The Art of Shooting goes into great detail in every aspect of owning and using a rifle and pistol, with detailed instructions on how to load, aim and fire properly, how the rifle and pistol operates, how to properly clean and maintain rifles and pistols and crucially, how to use them safely.The book includes a chapter entitled What the N.R.A. can do for you. Yes, the debate between gun owners and prohibitionists was raging as far back as the 1950s. Regarding the NRA, Chapel notes “it is not affiliated with organizations of arms and ammunition manufacturers, receives no subsidies from the arms trade, and serves as the governing body for the shooting activities in much the same capacity as the Amateur Athletic Union and the National Amateur Athletic Federation serve other sportsmen. All rifle and pistol shooters who engage in official competitions, and several thousand local shooting clubs, support the  N.R.A.” This may have been the case in the 1950s, but currently, the NRA accepts donations from fun manufacturers. See the Ruger 1 Million Gun Challenge, for example, and frankly, why not.

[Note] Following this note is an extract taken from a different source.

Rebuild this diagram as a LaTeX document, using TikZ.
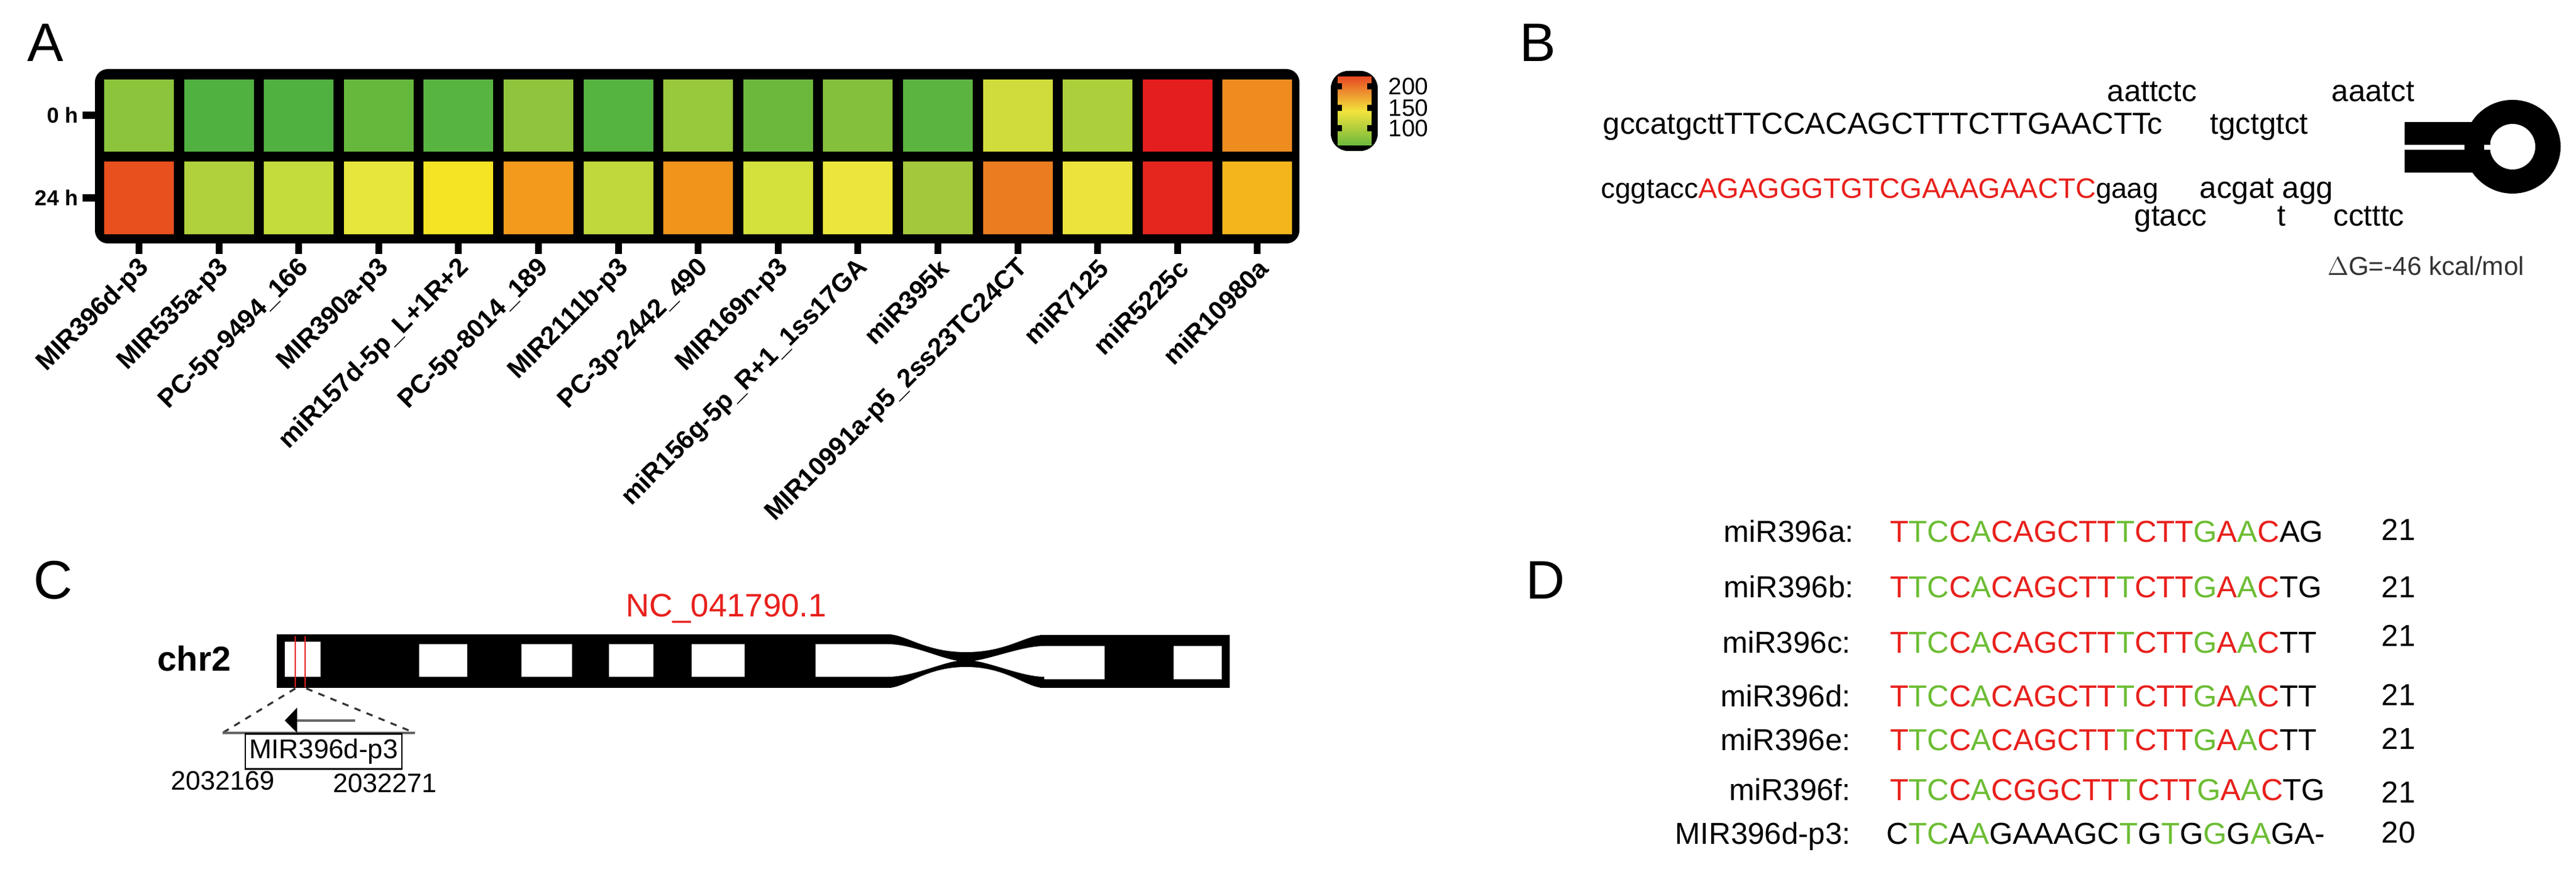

He concludes The Art of Shooting with a chapter entitled The truth about firearms registration laws. Interestingly, and hardly coincidentally, here are the assertions put forward by prohibitionists in the 1950s in favour of gun registration:

(1) registration of weapons reduces crime by making it more difficult for undesirable persons to obtain weapons, (2) solving crimes would be easier because the weapons used in the commission of crime could be traced through the registration records, (3) it would be possible to arrest all persons found possessing possessing unregistered weapons, thereby making it easier for the police to apprehend criminals wanted on more serious charges, (4) gun registration keeps guns out of the hands of children, mental defectives, habitual drunkards, drug addicts, and other persons who should not have firearms, and (5) stolen guns can be returned to their owners more easily.

Chapel easily refutes these assertions, pointing to the tired comparison between automobile registration and gun registration, noting the familiar refrain of since you do not object to registering your automobile, why do you object to registering your guns? The difference between the two, he points out and as we know all to well in the present, is “the registration of an automobile is automatic. When a license is granted, no one questions a person’s right to own an automobile. If the tax is paid, the license tag is issued without question… The essential feature of firearm registration is the power of law enforcement authorities to say who may own a gun. The difference between automobile and firearm registration is obvious and vital under our constitutional form of government.”

The book is 424 pages in total and includes an extensive bibliography and an index, making it a useful reference source. While some of the information is dated, on the whole The Art of Shooting remains a good read and a nice view of the gun culture and shooting sports as they existed in the United States in the mid-twentieth century.